Manny Pacquiao sześć razy posłał na deski w Macao Chrisa Algieriego i znów głośno się stało o jego ewentualnej walce z Floydem Mayweatherem Juniorem. To byłby na pewno najlepiej oglądany i opłacany Pojedynek Stulecia. Gdyby do tego starcia doszło, komentowałbym je obiektywnie, ale serce pikałoby za Pacmanem. Bo jak można kibicować damskiemu bokserowi?
Josie Harris, była żona Mayweathera i matka trojga z jego czterech dzieci w wywiadzie dla USA Today twierdzi, że aż sześć razy (!) obrywała od męża. Tylko raz - po awanturze we wrześniu 2010 gdy Mayweather wyciągnął ją za włosy z łóżka, pobił i skopał na oczach dziec - trafił za kratki na 90 dni. Dowody były niepodważalne, bo pogotowie i policja zjawiły się szybko zawiadomione przez obecnie 14-letniego syna Korauna.
Josie twierdzi, że jeszcze długo po rozwodzie musiała brać środki na uspokojenie, ale i tak oblewała się potem gdy zbliżała się godzina gdy były mąż zjawiał się, aby zabrać dzieci na weekend. Teraz już tego nie robi, bo Floyd wysyła po dzieciaki prywatny samolot, który przewozi je do Las Vegas.

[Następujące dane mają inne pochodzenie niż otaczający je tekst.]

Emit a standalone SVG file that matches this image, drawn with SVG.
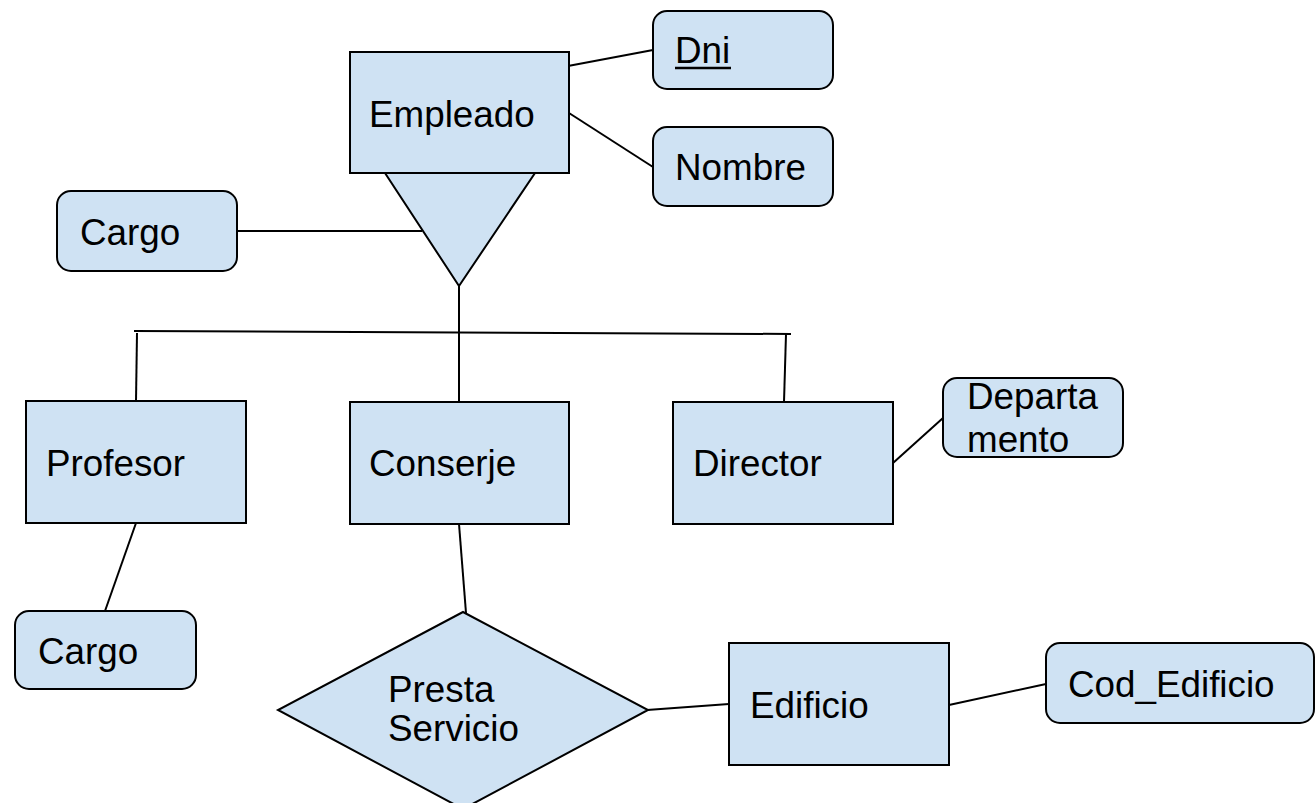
<svg xmlns="http://www.w3.org/2000/svg" width="1316" height="803" viewBox="0 0 1316 803">
<style>
.ent{fill:#cfe2f3;stroke:#000;stroke-width:2}
.attr{fill:#cfe2f3;stroke:#000;stroke-width:2}
.ln{stroke:#000;stroke-width:2;fill:none}
text{font-family:"Liberation Sans",Arial,sans-serif;font-size:36.8px;fill:#000}
</style>
<rect width="1316" height="803" fill="#fff"/>
<g id="connectors">
<line class="ln" x1="568" y1="66" x2="653" y2="50"/>
<line class="ln" x1="569" y1="113" x2="653" y2="167"/>
<line class="ln" x1="237" y1="231" x2="422" y2="231"/>
<line class="ln" x1="459" y1="286" x2="459" y2="402"/>
<line class="ln" x1="134" y1="331" x2="791" y2="334"/>
<line class="ln" x1="137" y1="333" x2="136" y2="401"/>
<line class="ln" x1="786" y1="334" x2="784" y2="402"/>
<line class="ln" x1="893" y1="463" x2="943" y2="418"/>
<line class="ln" x1="136" y1="523" x2="105" y2="611"/>
<line class="ln" x1="459" y1="524" x2="466" y2="613"/>
<line class="ln" x1="647" y1="710" x2="729" y2="704"/>
<line class="ln" x1="949" y1="705" x2="1046" y2="684"/>
</g>
<g id="isa">
<polygon class="ent" points="385,173 535,173 459,286"/>
</g>
<g id="empleado">
<rect class="ent" x="350" y="52" width="219" height="121"/>
<text x="369" y="127">Empleado</text>
</g>
<g id="dni">
<rect class="attr" x="653" y="11" width="180" height="78" rx="14"/>
<text x="675" y="63">Dni</text>
<line x1="675" y1="68" x2="731" y2="68" stroke="#000" stroke-width="2.5"/>
</g>
<g id="nombre">
<rect class="attr" x="653" y="127" width="180" height="79" rx="14"/>
<text x="675" y="180">Nombre</text>
</g>
<g id="cargo1">
<rect class="attr" x="57" y="191" width="180" height="80" rx="14"/>
<text x="80" y="245">Cargo</text>
</g>
<g id="profesor">
<rect class="ent" x="26" y="401" width="220" height="122"/>
<text x="46" y="476">Profesor</text>
</g>
<g id="conserje">
<rect class="ent" x="350" y="402" width="219" height="122"/>
<text x="369" y="476">Conserje</text>
</g>
<g id="director">
<rect class="ent" x="673" y="402" width="220" height="122"/>
<text x="693" y="476">Director</text>
</g>
<g id="departamento">
<rect class="attr" x="943" y="378" width="180" height="79" rx="14"/>
<text x="967" y="409">Departa</text>
<text x="967" y="452">mento</text>
</g>
<g id="cargo2">
<rect class="attr" x="15" y="611" width="181" height="78" rx="14"/>
<text x="38" y="664">Cargo</text>
</g>
<g id="presta-servicio">
<polygon class="ent" points="463,612 648,710 463,809 278,710"/>
<text x="388" y="702">Presta</text>
<text x="388" y="741">Servicio</text>
</g>
<g id="edificio">
<rect class="ent" x="729" y="643" width="220" height="122"/>
<text x="750" y="718">Edificio</text>
</g>
<g id="cod-edificio">
<rect class="attr" x="1046" y="643" width="268" height="80" rx="14"/>
<text x="1068" y="697">Cod_Edificio</text>
</g>
</svg>
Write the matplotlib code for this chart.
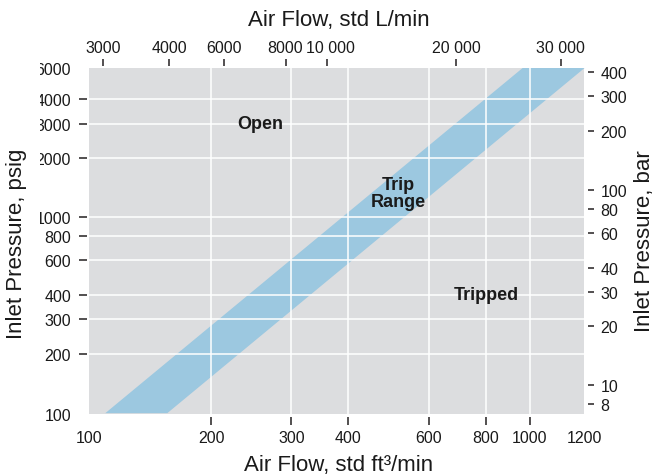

Niedawno jeden z samochodowych dealerów w Las Vegas ujawnił, że Mayweather kupił u niego 88 samochodów, w tym 14 Rolls Roycesów. Jego była żona - Josie ma jeden samochód.
Jest bezpieczny, duży, dla całej rodziny. Nie zamieniłabym go na flotyllę aut i samolot Floyda, którym latałabym z torebkami Hermesa, w butach od kreatorów mody. Wolałabym spać boso na plaży w namiocie, ale bez byłego męża – zapewniała dziennikarzy.
Z tego co piszą w USA Today wynika, że najlepszy bokser świata, niepokonany w 47 walkach jest podejrzewany aż o siedem napadów na pięć różnych kobiet. I jak tu kibicować takiemu sportowcowi jak Floyd Mayweather junior?